New Delhi, Aug 26 (UNI) If Ratan Tata has decided to stay on in West Bengal with his automobile project at Singur despite violent opposition, it is largely because of the business tycoon's unconcealed admiration for state Chief Minister Buddhadeb Bhattacharjee.

In an interview to Karan Thapar's India Tonight programme, to be telecast by CNBC tomorrow, Mr Tata, the doyen of Indian industry and Chairman of Tata Sons, said Mr Bhattacharjee had risked his political position to keep his promise, and it was important that ''I was going to stand with him also.'' The one lakh car unit project of the Tatas has triggered unbridled political passions, clashes between CPM and Trinamool Congress activists and also police firing.

''A lesser person would have succumbed to the political pressures. And let me tell you what would have been done. I would have just picked up my stakes and gone to another state,'' Mr Tata said.

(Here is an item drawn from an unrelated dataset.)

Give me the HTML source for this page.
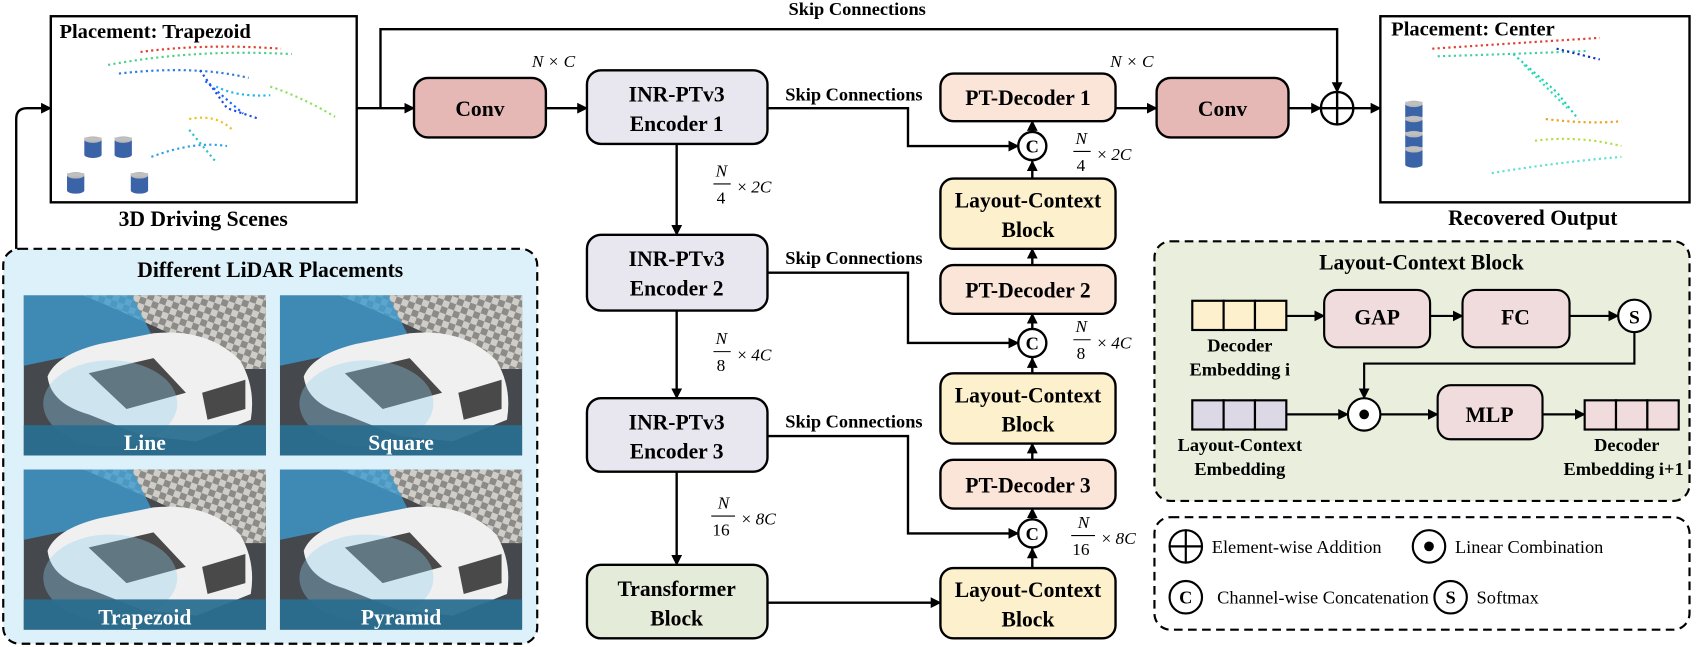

Asked about the problems he has had to face at Singur, he said the only reason the Tatas did not move out of Bengal was because of the Chief Minister's commitment to them and the fact that he was prepared to risk his chief ministership to fulfil that commitment.

He said there were three or four states that were wooing the Tatas. ''(If that had happened) the people of West Bengal would have lost one major investment which probably would have had many further follow on investments coming to the state,'' he observed.

''If I had a Chief Minister who was going to risk his political position to stand by what he had promised then I was going to stand with him also,'' he said.

Mr Tata also revealed that he was seriously considering giving the genuine owners of Singur, whose land has been acquired for the automobile project, a stake in it.

''We are looking very seriously at how we can do this. In one form or another, a beneficial interest in what happens in Singur. A piece of the benefit. How we do it is what we're trying to consider.'' About his personal equations with the West Bengal Chief Minister, Mr Tata said he 'enormously' respected him and it had been an absolute pleasure to deal with him.

''In Buddhadeb Bhattacharjee we have a leader with a genuine desire to develop the state. I have seldom met with a Chief Minister who is more sincere in his desire to improve his state than Buddhadeb. He has been an excellent person to work with. He's true to his word, he upholds what he says...'' About the recent foreign companies that his group had acquired, he confirmed that the Tatas were interested in Land Rover and Jaguar, saying ''We certainly have an interest in that.'' Asked for the reasons behind this foreign expansion, Mr Tata said, ''To give ourselves scale, to give ourselves global reach and to take ourselves away from subordination to a single economy.'' Could a time come when the Tatas will be bigger outside India than inside India? Mr Tata said it could happen because with Corus, 50 per cent of Tata's revenues now came from outside India. ''Without Corus it was about 30 per cent. So, yes, it could easily cross that barrier,'' he said.